-- start of AVAILABLE DATA --

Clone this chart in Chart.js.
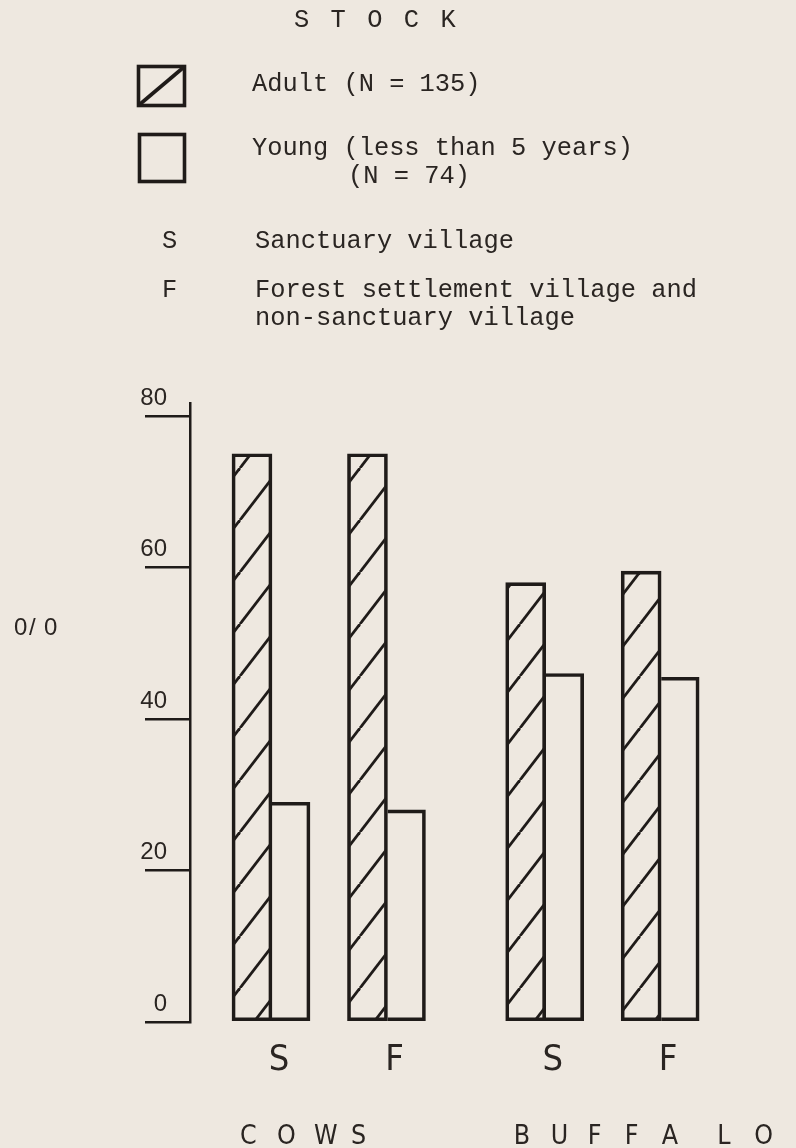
<!DOCTYPE html>
<html>
<head>
<meta charset="utf-8">
<title>Stock: adult and young animals by village type</title>
<script src="https://cdn.jsdelivr.net/npm/chart.js@4.4.1/dist/chart.umd.min.js"></script>
<style>
  html, body { margin: 0; padding: 0; background: #eee8e0; }
  #wrap { width: 796px; height: 1148px; }
  canvas { display: block; }
</style>
</head>
<body>
<div id="wrap"><canvas id="chart" width="796" height="1148"></canvas></div>
<script>
// ---- data -------------------------------------------------------------
const villageTypes = ['S', 'F'];                       // per animal group
const animalGroups = ['C O W S', 'B U F F A  L O'];
// percentage of stock, order: Cows S, Cows F, Buffalo S, Buffalo F
const adultShare = [75, 75, 58, 59.5];
const youngShare = [29, 28, 46, 45.5];
const yTickValues = [0, 20, 40, 60, 80];
const seriesNames = ['Adult (N = 135)', 'Young (less than 5 years)'];

const legendTitle = 'S T O C K';
const legendAdult = ['Adult (N = 135)'];
const legendYoung = ['Young (less than 5 years)', '(N = 74)'];
const keyLetters = ['S', 'F'];
const keyTexts = [['Sanctuary village'], ['Forest settlement village and', 'non-sanctuary village']];
const yAxisTitle = '0/0';

// ---- look -------------------------------------------------------------
const INK = '#1f1b19';
const TEXT = '#2a2522';
const GROUP_STEP = 2.37;   // distance between the first bars of the two animal groups
const MONO = "'Liberation Mono', 'Courier New', monospace";
const SANS = "'Liberation Sans', Arial, sans-serif";
const NARROW = "'Liberation Sans Narrow', 'Arial Narrow', 'DejaVu Sans Condensed', 'Liberation Sans', sans-serif";

// x position of every village bar pair
const positions = [];
const tickLabels = [];
animalGroups.forEach((g, gi) => {
  villageTypes.forEach((v, vi) => {
    positions.push(gi * GROUP_STEP + vi);
    tickLabels.push(v);
  });
});

// diagonal hatching for the adult bars
function makeHatch() {
  const w = 40, h = 52;
  const t = document.createElement('canvas');
  t.width = w; t.height = h;
  const g = t.getContext('2d');
  g.strokeStyle = INK;
  g.lineWidth = 2.8;
  for (const dx of [-w, 0, w]) {
    g.beginPath();
    g.moveTo(dx, h);
    g.lineTo(dx + w, 0);
    g.stroke();
  }
  return g.createPattern(t, 'repeat');
}

// draw characters on a fixed cell grid (typewriter-style spaced lettering)
function drawCells(ctx, text, x, y, cell) {
  for (let i = 0; i < text.length; i++) {
    if (text[i] !== ' ') ctx.fillText(text[i], x + i * cell, y);
  }
}

const annotations = {
  id: 'annotations',
  afterDraw(chart) {
    const ctx = chart.ctx;
    const xs = chart.scales.x;
    ctx.save();
    ctx.fillStyle = TEXT;
    ctx.textAlign = 'left';
    ctx.textBaseline = 'alphabetic';

    // key block
    ctx.font = '25.4px ' + MONO;
    drawCells(ctx, legendTitle, 294, 27, 18.3);
    ctx.fillText(legendAdult[0], 252, 91);
    ctx.fillText(legendYoung[0], 252, 155);
    ctx.fillText(legendYoung[1], 348, 183);
    ctx.fillText(keyLetters[0], 162, 248);
    ctx.fillText(keyTexts[0][0], 255, 248);
    ctx.fillText(keyLetters[1], 162, 297);
    ctx.fillText(keyTexts[1][0], 255, 297);
    ctx.fillText(keyTexts[1][1], 255, 325);

    // key swatches
    ctx.strokeStyle = INK;
    ctx.lineWidth = 3.6;
    ctx.strokeRect(138.5, 66.5, 46, 39);
    ctx.beginPath();
    ctx.moveTo(139, 105);
    ctx.lineTo(184, 67);
    ctx.stroke();
    ctx.strokeRect(139.5, 134.5, 45, 47);

    // y axis caption
    ctx.font = '24px ' + SANS;
    drawCells(ctx, yAxisTitle, 14, 635, 15);

    // animal group captions under each pair of villages
    ctx.font = '26.5px ' + NARROW;
    animalGroups.forEach((g, gi) => {
      const x0 = xs.getPixelForValue(positions[gi * villageTypes.length]) - 32;
      drawCells(ctx, g, x0, 1144, 18.5);
    });
    ctx.restore();
  }
};

const hatch = makeHatch();
const toPoints = arr => arr.map((v, i) => ({ x: positions[i], y: v }));

new Chart(document.getElementById('chart'), {
  type: 'bar',
  data: {
    datasets: [
      {
        label: seriesNames[0],
        data: toPoints(adultShare),
        backgroundColor: hatch,
        borderColor: INK,
        borderWidth: 3,
        borderSkipped: false,
        barThickness: 40
      },
      {
        label: seriesNames[1],
        data: toPoints(youngShare),
        backgroundColor: 'rgba(0,0,0,0)',
        borderColor: INK,
        borderWidth: 3,
        borderSkipped: 'left',
        barThickness: 38
      }
    ]
  },
  options: {
    responsive: false,
    animation: false,
    layout: { padding: { top: 403, right: 39, left: 0, bottom: 0 } },
    plugins: { legend: { display: false }, tooltip: { enabled: false } },
    scales: {
      x: {
        type: 'linear',
        offset: false,
        min: -0.71,
        max: 4.2,
        grid: { display: false, drawTicks: false },
        border: { display: false },
        afterFit: s => { s.height = 126; },
        afterBuildTicks: s => { s.ticks = positions.map(v => ({ value: v })); },
        ticks: {
          autoSkip: false,
          maxRotation: 0,
          padding: 17,
          labelOffset: 7,
          color: TEXT,
          font: { family: NARROW, size: 36 },
          callback: (v, i) => tickLabels[i]
        }
      },
      y: {
        min: 0,
        max: 81.7,
        afterFit: s => { s.width = 190; },
        afterBuildTicks: s => { s.ticks = yTickValues.map(v => ({ value: v })); },
        grid: { drawOnChartArea: false, tickLength: 45, color: INK, lineWidth: 2.5 },
        border: { display: true, color: INK, width: 2.5 },
        ticks: {
          padding: -22,
          labelOffset: -18,
          color: TEXT,
          font: { family: SANS, size: 24 }
        }
      }
    }
  },
  plugins: [annotations]
});
</script>
</body>
</html>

-- end of AVAILABLE DATA --

> [PROBLEM STATEMENT]:
Return only the lines from the start of the data through the line that contains "Sans Narrow', 'Arial", please, copying them exactly and omitting all pictures.

> [RESPONSE FOR THIS EXERCISE]:
Clone this chart in Chart.js.
<!DOCTYPE html>
<html>
<head>
<meta charset="utf-8">
<title>Stock: adult and young animals by village type</title>
<script src="https://cdn.jsdelivr.net/npm/chart.js@4.4.1/dist/chart.umd.min.js"></script>
<style>
  html, body { margin: 0; padding: 0; background: #eee8e0; }
  #wrap { width: 796px; height: 1148px; }
  canvas { display: block; }
</style>
</head>
<body>
<div id="wrap"><canvas id="chart" width="796" height="1148"></canvas></div>
<script>
// ---- data -------------------------------------------------------------
const villageTypes = ['S', 'F'];                       // per animal group
const animalGroups = ['C O W S', 'B U F F A  L O'];
// percentage of stock, order: Cows S, Cows F, Buffalo S, Buffalo F
const adultShare = [75, 75, 58, 59.5];
const youngShare = [29, 28, 46, 45.5];
const yTickValues = [0, 20, 40, 60, 80];
const seriesNames = ['Adult (N = 135)', 'Young (less than 5 years)'];

const legendTitle = 'S T O C K';
const legendAdult = ['Adult (N = 135)'];
const legendYoung = ['Young (less than 5 years)', '(N = 74)'];
const keyLetters = ['S', 'F'];
const keyTexts = [['Sanctuary village'], ['Forest settlement village and', 'non-sanctuary village']];
const yAxisTitle = '0/0';

// ---- look -------------------------------------------------------------
const INK = '#1f1b19';
const TEXT = '#2a2522';
const GROUP_STEP = 2.37;   // distance between the first bars of the two animal groups
const MONO = "'Liberation Mono', 'Courier New', monospace";
const SANS = "'Liberation Sans', Arial, sans-serif";
const NARROW = "'Liberation Sans Narrow', 'Arial Narrow', 'DejaVu Sans Condensed', 'Liberation Sans', sans-serif";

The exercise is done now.